O nariz-de-cera é quase um mostruário do que se pode fazer, hoje, em termos de manipulação de imagens. A canção Man In The Mirror, que abre o filme, é tratada com requintes de edição, decupando cenas de Michael, ao vivo. A antologia biográfica de Michael "são 24 anos ininterruptos de sucesso!", justifica o diretor dessa sequência, Jerry Kramer - mistura tudo, colagens, imagens computadorizadas, animação, ao som de um "pout-pourri" de canções desde ABC do Jackson Five, até We Are The World, Badder, uma nova versão visual para Bad, é o momento engraçadinho do filme, com o menino Brandon Adams e um elenco de crianças copiando, passo a passo, a coreografia do "clip" original. Speed Demon, o "clip" seguinte, mistura cenas ao vivo - Miko, filho de Marlon Brando, faz uma ponta como guarda-costas de Michael Jackson - e animação de bonecos feitos com massa de modelar, numa técnica chamada "Claymation", criada e desenvolvida pelo premiado técnico Will Vinton (e celebrizada em vários comerciais de TV, o mais famoso sendo o das Passas da Califórnia, as hoje célebres California Raisins, fenômeno de "marketing").
Não há muita história: é, apenas, Michael fugindo de fãs e repórteres, transformando-se num coelho (ecos de Roger Rabbit?), dançando.
Leave Me Alone, um "clip" que só será incluído na versão em cassete, é o momento mais interessante dessa primeira parte: dirigido pelo também premiado Jim Blashfield, o vídeo é uma colagem estimulante de imagens, mitos e lendas do universo Michael Jackson - o chimpanzé Bubbles (que está ao vivo no "clip"), os ossos de "homem-elefante", Elizabeth Taylor, luvinhas de strass, "teria Michael Jackson, enfim, chegado ao ponto de se permitir uma bem-humorada visão crítica?"
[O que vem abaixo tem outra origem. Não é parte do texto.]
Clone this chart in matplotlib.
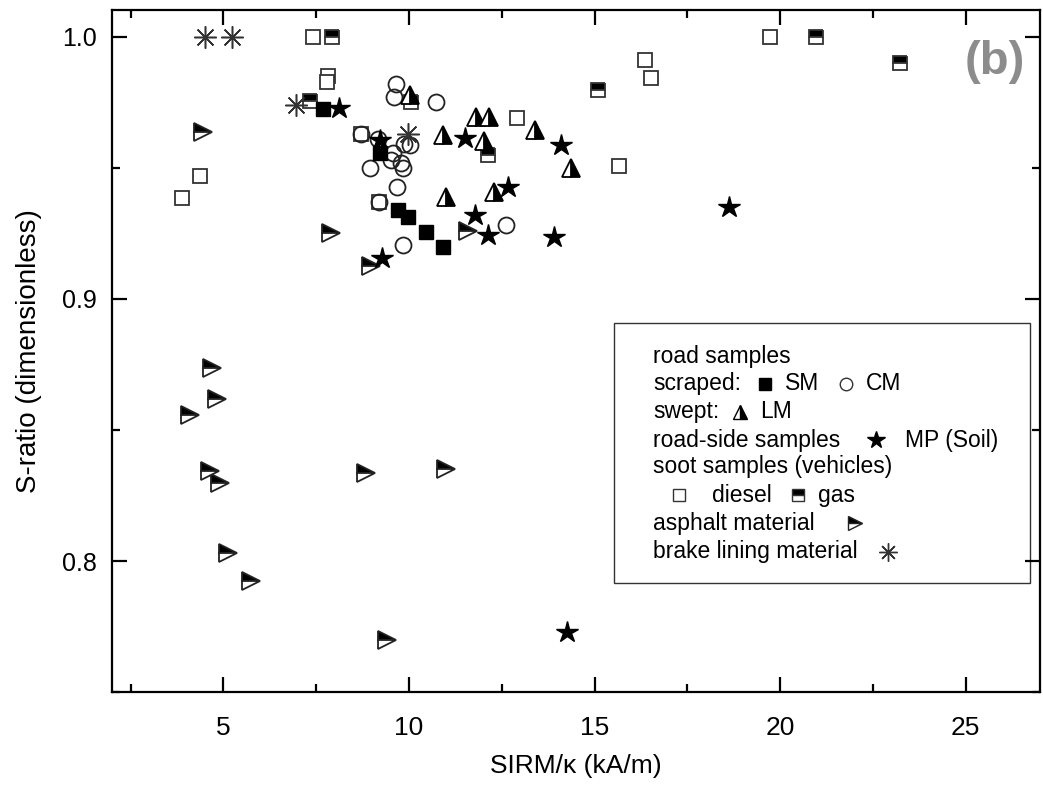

A idéia é estimulante mas não vai muito à frente - o longo "clip" de Smooth Criminal, dirigido por Colin Chilvers e com efeitos especiais de Rick Baker (o responsável, entre outras coisas, pelas trucagens de Thriller e de Um Príncipe em Nova York) e mais quatro oficinas especializadas, é mais uma versão do mito - Michael, a Terna Criança, que, com canto, dança e magia "high-tech", pode salvar o mundo. Nele, Michael e três amigos - as crianças Brandon Adams, Sean Lennon (filho de John e Yoko Ono) e Kellie Parker - descobrem por acaso os planos sinistros de um certo Mr. Big (o ator Joe Pesci), aliás, Frank Lideo - um trocadilho com o nome do empresário de Michael - que quer dominar o mundo drogando compulsoriamente todas as crianças. Na luta para escapar de Mr. Big, Michael volta no tempo aos anos 30, cantando e dançando com um bando de alegres "gangsters", transformando-se num potente carro de corrida (uma réplica do célebre carro italiano Bertone, copiado do protótipo que está num museu de Milão) e, finalmente, numa nave especial Robsom, uma espécie de "transformer" gigantesco que - sim! - salva a Terra e aniquila o vilão (e ainda volta, em carne e osso, para cantar Come Together, dos Beatles, em outra sequência que não estará na versão cinematográfica de Moonwalker).
Uma coda, com o grupo vocal sul-africano Ladysmith Black Mambazo, encerra o filme. Eles interpretam, a capela, uma canção composta por eles mesmos, The Moon Walks, enquanto rolam os créditos e recapitulam-se cenas em câmera lenta.